In the weeks after the WELL Conference, we’ve had mayors and council members around the state reaching back to find ways to support water-rate increases some of them previously opposed, admitting that they had not understood the nature of the need.
I would like to end with this: No matter where you stand on issues of water, climate change and related fields, we know the fundamentals. We know that today’s knowledge of the natural dynamics driving water supplies is greater than what was available to California’s pioneers. We also know that our population has greatly increased and changed. As we grow, we are more sensitive to the risk that some years our water supplies will come up short and that our local infrastructure will fail as well.
Our solutions are all around us. There does not need to be a bust in the water bubble. The question is whether we will let those with potential answers we might not expect join us at the table. Even if we don’t mutually agree, we must begin asking: Who are the advocates of “eco reconciliation” and who would be interested if we began talking about water as a public commodity?
Failure is relative, and if we don’t invite fresh faces to expand the context of our debates, someone else might, and our doom as water professionals and agency officials will be someone else’s success.

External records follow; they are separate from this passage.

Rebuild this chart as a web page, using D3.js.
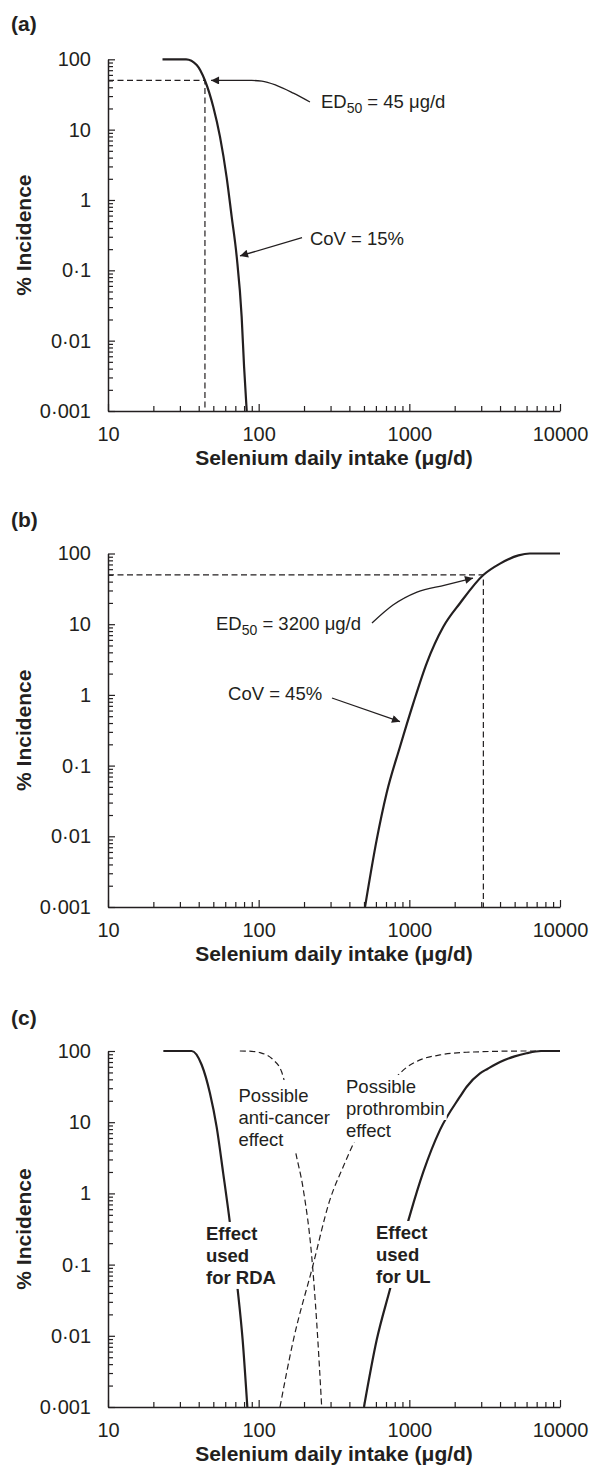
<!DOCTYPE html>
<html>

<head>
    <meta charset="utf-8">
    <style>
        body { margin: 0; background: #fff; }
        text { font-family: "Liberation Sans", Arial, Helvetica, sans-serif; fill: #231f20; }
        .tick text { font-size: 20px; }
        .axis-title, .panel-label { font-size: 21px; font-weight: bold; }
        .note { font-size: 18.5px; }
        .note-bold { font-size: 18.5px; font-weight: bold; }
    </style>

    <script src="https://cdnjs.cloudflare.com/ajax/libs/d3/7.8.5/d3.min.js"></script>

    <title>Selenium dose-response</title>
</head>

<body>
    <script>

        // tick labels
        const xTickValues = [10, 100, 1000, 10000];
        const xTickLabels = ["10", "100", "1000", "10000"];
        const yTickValues = [0.001, 0.01, 0.1, 1, 10, 100];
        const yTickLabels = ["0·001", "0·01", "0·1", "1", "10", "100"];

        // (a) deficiency response, [intake µg/d, % incidence]
        const deficiencyA = [[23, 100], [33, 100], [38.8, 83], [44, 50], [50, 21], [55.4, 7.9], [61.3, 2.1],
            [66.2, 0.58], [71.5, 0.156], [77.1, 0.022], [80, 0.0043], [83.3, 0.001]];
        const ed50A = 44;

        // (b) toxicity response
        const toxicityB = [[508, 0.001], [607, 0.0089], [707, 0.041], [867, 0.185], [1062, 0.76], [1303, 2.8],
            [1681, 9.2], [2168, 19.8], [3097, 49.7], [4000, 72], [5300, 94], [6300, 100], [10000, 100]];
        const ed50B = 3100;

        // (c) all four effects
        const rdaC = [[23.3, 100], [35.9, 100], [41.9, 63.6], [47.5, 25.5], [52.6, 8.6], [58.2, 1.9], [64.5, 0.38],
            [72.2, 0.049], [78.3, 0.0087], [84.1, 0.001]];
        const antiCancerC = [[75, 100], [90, 99], [102, 95], [125, 75], [142, 51], [147, 40], [174, 4.3],
            [198, 1.12], [225, 0.13], [243, 0.015], [262, 0.001]];
        const prothrombinC = [[138.5, 0.001], [170, 0.0087], [227, 0.09], [297, 0.81], [364, 2.37], [447, 6.25],
            [824, 43.5], [960, 59], [1177, 75], [1598, 88], [2400, 96], [6000, 100], [10000, 100]];
        const ulC = [[500, 0.001], [607, 0.0087], [744, 0.045], [1010, 0.5], [1238, 2], [1598, 7.8],
            [2168, 22.8], [2403, 31.5], [2944, 48.6], [3300, 56], [4000, 70], [5000, 84], [6000, 93],
            [7500, 100], [10000, 100]];

        const width = 589;
        const height = 1471;
        const ink = "#231f20";

        const svg = d3.select("body").append("svg")
            .attr("width", width).attr("height", height);

        svg.append("defs").append("marker")
            .attr("id", "arrow")
            .attr("viewBox", "0 0 10 10")
            .attr("refX", 10).attr("refY", 5)
            .attr("markerWidth", 12).attr("markerHeight", 8)
            .attr("markerUnits", "userSpaceOnUse")
            .attr("orient", "auto-start-reverse")
            .append("path")
            .attr("d", "M0,0L10,5L0,10Z")
            .attr("fill", ink);

        const x = d3.scaleLog().domain([10, 10000]).range([108, 560]);

        const panels = [
            {
                label: "(a)", labelY: 31, top: 59.3, bottom: 411,
                curves: [{ data: deficiencyA }],
                ed50: ed50A,
                arrows: [
                    { pts: [[48.3, 50], [90, 50], [105, 49], [130, 43], [170, 33], [219, 24.7]], head: "start" },
                    { pts: [[75.2, 0.16], [194, 0.291]], head: "start" }
                ],
                notes: [
                    { at: [259, 20.3], ed: "45" },
                    { at: [219, 0.229], lines: ["CoV = 15%"] }
                ]
            },
            {
                label: "(b)", labelY: 527, top: 553.5, bottom: 907,
                curves: [{ data: toxicityB }],
                ed50: ed50B,
                arrows: [
                    { pts: [[565, 10.4], [779, 18.7], [1124, 28.5], [1725, 35.8], [2646, 45]], head: "end" },
                    { pts: [[306.6, 0.904], [867, 0.418]], head: "end" }
                ],
                notes: [
                    { at: [52.1, 8.3], ed: "3200" },
                    { at: [62.6, 0.847], lines: ["CoV = 45%"] }
                ]
            },
            {
                label: "(c)", labelY: 1025, top: 1051, bottom: 1407,
                curves: [
                    { data: antiCancerC, dashed: true },
                    { data: prothrombinC, dashed: true },
                    { data: rdaC },
                    { data: ulC }
                ],
                arrows: [],
                notes: [
                    { at: [73.5, 19.2], lines: ["Possible", "anti-cancer", "effect"], bg: "block" },
                    { at: [380, 25.7], lines: ["Possible", "prothrombin", "effect"], bg: "line" },
                    { at: [44.7, 0.222], lines: ["Effect", "used", "for RDA"], bold: true, bg: "line" },
                    { at: [601, 0.229], lines: ["Effect", "used", "for UL"], bold: true, bg: "line" }
                ]
            }
        ];

        const isMajor = v => Math.abs(Math.log10(v) - Math.round(Math.log10(v))) < 1e-6;
        const labelFor = (vals, labels) => v => {
            if (!isMajor(v)) return "";
            const i = vals.findIndex(t => Math.abs(Math.log10(t / v)) < 1e-6);
            return i < 0 ? "" : labels[i];
        };

        panels.forEach(drawPanel);

        function drawPanel(p) {
            const y = d3.scaleLog().domain([0.001, 100]).range([p.bottom, p.top]);
            const g = svg.append("g");
            const line = d3.line()
                .x(d => x(d[0]))
                .y(d => y(d[1]))
                .curve(d3.curveMonotoneX);

            g.append("text").attr("class", "panel-label")
                .attr("x", 11).attr("y", p.labelY).text(p.label);

            // axes with inward log ticks
            const gx = g.append("g")
                .attr("transform", `translate(0,${p.bottom})`)
                .attr("color", ink)
                .call(d3.axisBottom(x).tickValues(x.ticks()).tickSizeInner(-5).tickSizeOuter(0)
                    .tickPadding(16).tickFormat(labelFor(xTickValues, xTickLabels)));
            gx.selectAll(".tick").filter(d => isMajor(d)).select("line").attr("y2", -7);

            const gy = g.append("g")
                .attr("transform", `translate(${x.range()[0]},0)`)
                .attr("color", ink)
                .call(d3.axisLeft(y).tickValues(y.ticks()).tickSizeInner(-5).tickSizeOuter(0)
                    .tickPadding(17).tickFormat(labelFor(yTickValues, yTickLabels)));
            gy.selectAll(".tick").filter(d => isMajor(d)).select("line").attr("x2", 7);

            [gx, gy].forEach(a => {
                a.select(".domain").attr("stroke-width", 1.5);
                a.selectAll(".tick line").attr("stroke-width", 1.2);
            });

            g.append("text").attr("class", "axis-title")
                .attr("x", (x.range()[0] + x.range()[1]) / 2)
                .attr("y", p.bottom + 54)
                .attr("text-anchor", "middle")
                .text("Selenium daily intake (μg/d)");

            g.append("text").attr("class", "axis-title")
                .attr("transform", `translate(31,${(p.top + p.bottom) / 2}) rotate(-90)`)
                .attr("text-anchor", "middle")
                .text("% Incidence");

            // ED50 guide
            if (p.ed50) {
                g.append("path")
                    .datum([[10, 50], [p.ed50, 50], [p.ed50, 0.001]])
                    .attr("d", d3.line().x(d => x(d[0])).y(d => y(d[1])))
                    .attr("fill", "none")
                    .attr("stroke", ink)
                    .attr("stroke-width", 1.2)
                    .attr("stroke-dasharray", "6,3.5");
            }

            p.curves.forEach(c => {
                g.append("path")
                    .datum(c.data)
                    .attr("d", line)
                    .attr("fill", "none")
                    .attr("stroke", ink)
                    .attr("stroke-width", c.dashed ? 1.2 : 2.2)
                    .attr("stroke-dasharray", c.dashed ? "6,3.5" : null)
                    .attr("stroke-linejoin", "round");
            });

            p.arrows.forEach(a => {
                g.append("path")
                    .datum(a.pts)
                    .attr("d", line)
                    .attr("fill", "none")
                    .attr("stroke", ink)
                    .attr("stroke-width", 1.3)
                    .attr("marker-start", a.head === "start" ? "url(#arrow)" : null)
                    .attr("marker-end", a.head === "end" ? "url(#arrow)" : null);
            });

            p.notes.forEach(n => drawNote(g, n, y));
        }

        function drawNote(g, n, y) {
            const nx = x(n.at[0]);
            const ny = y(n.at[1]);
            const grp = g.append("g");

            if (n.ed) {
                const t = grp.append("text").attr("class", "note").attr("x", nx).attr("y", ny);
                t.append("tspan").text("ED");
                t.append("tspan").attr("dy", 5).style("font-size", "14px").text("50");
                t.append("tspan").attr("dy", -5).text(` = ${n.ed} μg/d`);
                return;
            }

            const texts = n.lines.map((s, i) => grp.append("text")
                .attr("class", n.bold ? "note-bold" : "note")
                .attr("x", nx).attr("y", ny + i * 22)
                .text(s).node());

            if (!n.bg) return;
            const boxes = texts.map(t => t.getBBox());
            const pad = 2;
            const rects = n.bg === "block"
                ? [{
                    x: d3.min(boxes, b => b.x), y: d3.min(boxes, b => b.y) - 4,
                    x2: d3.max(boxes, b => b.x + b.width) + 3, y2: d3.max(boxes, b => b.y + b.height)
                }]
                : boxes.map(b => ({ x: b.x, y: b.y, x2: b.x + b.width, y2: b.y + b.height }));

            rects.forEach(r => {
                grp.insert("rect", "text")
                    .attr("x", r.x - pad).attr("y", r.y - 1)
                    .attr("width", r.x2 - r.x + 2 * pad).attr("height", r.y2 - r.y + 2)
                    .attr("fill", "#fff");
            });
        }

    </script>
</body>

</html>
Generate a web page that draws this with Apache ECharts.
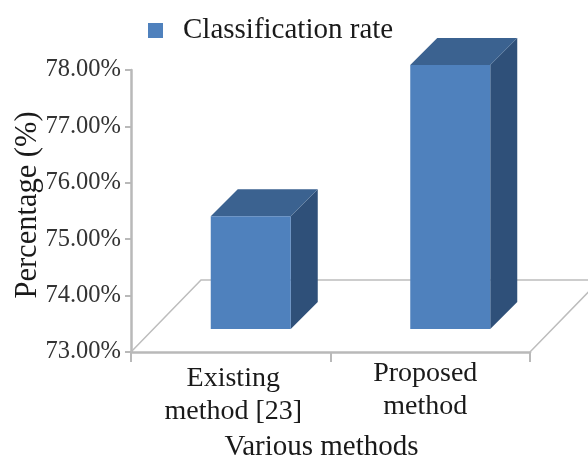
<!DOCTYPE html>
<html>
<head>
<meta charset="utf-8">
<style>
html, body { margin: 0; padding: 0; background: #fff; }
#chart { width: 588px; height: 457px; }
</style>
<script src="https://cdn.jsdelivr.net/npm/echarts@6/dist/echarts.min.js"></script>
</head>
<body>
<div id="chart"></div>
<script>
// Classification rate per method, in percent
const categories = ['Existing\nmethod [23]', 'Proposed\nmethod'];
const rates = [75.0, 77.68];
const seriesName = 'Classification rate';
const yTicks = { min: 73, max: 78, step: 1 };

// Pseudo-3D extrusion settings, in pixels
const DEPTH = 27;
const BAR_WIDTH = 80;
const BAR_SHIFT_X = 20;
const BAR_LIFT = 23;
const FLOOR_DEPTH_X = 70;
const FLOOR_DEPTH_Y = 72;

const FRONT = '#4f81bd';
const TOP = '#3b6290';
const SIDE = '#2f5079';
const AXIS = '#b9b9b9';
const FONT = '"Liberation Serif", "Times New Roman", serif';

function renderBox(params, api) {
  const cat = api.value(0);
  const top = api.coord([cat, api.value(1)]);
  const base = api.coord([cat, yTicks.min]);
  const x0 = top[0] + BAR_SHIFT_X - BAR_WIDTH / 2;
  const x1 = x0 + BAR_WIDTH;
  const yT = top[1] - BAR_LIFT;
  const yB = base[1] - BAR_LIFT;
  const poly = (points, fill) => ({
    type: 'polygon',
    shape: { points },
    style: { fill, stroke: null }
  });
  return {
    type: 'group',
    children: [
      poly([[x1, yT], [x1 + DEPTH, yT - DEPTH], [x1 + DEPTH, yB - DEPTH], [x1, yB]], SIDE),
      poly([[x0, yT], [x0 + DEPTH, yT - DEPTH], [x1 + DEPTH, yT - DEPTH], [x1, yT]], TOP),
      poly([[x0, yT], [x1, yT], [x1, yB], [x0, yB]], api.visual('color'))
    ]
  };
}

function renderFloor(params) {
  const g = params.coordSys;
  const left = g.x, right = g.x + g.width, bottom = g.y + g.height;
  const backY = bottom - FLOOR_DEPTH_Y;
  return {
    type: 'polyline',
    shape: {
      points: [
        [left, bottom],
        [left + FLOOR_DEPTH_X, backY],
        [right + FLOOR_DEPTH_X, backY],
        [right, bottom]
      ]
    },
    style: { fill: null, stroke: '#bdbdbd', lineWidth: 1.5 }
  };
}

const chart = echarts.init(document.getElementById('chart'), null, { renderer: 'canvas' });
chart.setOption({
  animation: false,
  backgroundColor: '#ffffff',
  grid: { left: 131, right: 58, top: 70, bottom: 105, outerBoundsMode: 'none' },
  legend: {
    left: 143,
    top: 11,
    data: [{ name: seriesName, icon: 'rect' }],
    itemWidth: 15,
    itemHeight: 15,
    textStyle: { fontFamily: FONT, fontSize: 29, color: '#1a1a1a', padding: [0, 0, 0, 15] }
  },
  xAxis: {
    type: 'category',
    data: [
      { value: categories[0], textStyle: { padding: [5, 0, 0, 5] } },
      { value: categories[1], textStyle: { padding: [0, 10, 0, 0] } }
    ],
    name: 'Various methods',
    nameLocation: 'middle',
    nameGap: 73,
    nameTextStyle: { fontFamily: FONT, fontSize: 29, color: '#1a1a1a', padding: [0, 18, 0, 0] },
    axisLine: { lineStyle: { color: AXIS, width: 2.5 } },
    axisTick: { show: true, length: 10, lineStyle: { color: AXIS, width: 2 } },
    axisLabel: { fontFamily: FONT, fontSize: 28, color: '#1a1a1a', lineHeight: 33, margin: 5, interval: 0 },
    splitLine: { show: false }
  },
  yAxis: {
    type: 'value',
    min: yTicks.min,
    max: yTicks.max,
    interval: yTicks.step,
    name: 'Percentage (%)',
    nameLocation: 'middle',
    nameRotate: 90,
    nameGap: 88,
    nameMoveOverlap: false,
    nameTextStyle: { fontFamily: FONT, fontSize: 30.5, color: '#1a1a1a', padding: [0, 0, 0, 12] },
    axisLine: { show: true, lineStyle: { color: AXIS, width: 2.5 } },
    axisTick: { show: true, length: 6, lineStyle: { color: AXIS, width: 2 } },
    axisLabel: {
      fontFamily: FONT,
      fontSize: 24.5,
      color: '#333333',
      margin: 10,
      padding: [3, 0, 0, 0],
      formatter: v => v.toFixed(2) + '%'
    },
    splitLine: { show: false }
  },
  series: [
    {
      type: 'custom',
      name: 'floor',
      silent: true,
      z: 1,
      renderItem: renderFloor,
      data: [[0, yTicks.min]]
    },
    {
      type: 'custom',
      name: seriesName,
      z: 3,
      itemStyle: { color: FRONT },
      renderItem: renderBox,
      encode: { x: 0, y: 1 },
      data: rates.map((r, i) => [i, r])
    }
  ]
});
</script>
</body>
</html>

- Adan Ortega Jr. of Fullerton is the managing partner of Water Conservation Partners Inc. in Fullerton, which is introducing private funding and investment for water-conservation projects and strategies for making water available for new development, off-setting lost access to contaminated local supplies and helping inventors market new conservation devices. He is a former vice president of external affairs for Metropolitan Water District of Southern California and California’s deputy secretary of state, under Secretary of State Bill Jones. He was also assistant general manager of the West Basin and Central Basin municipal water districts in Los Angeles County.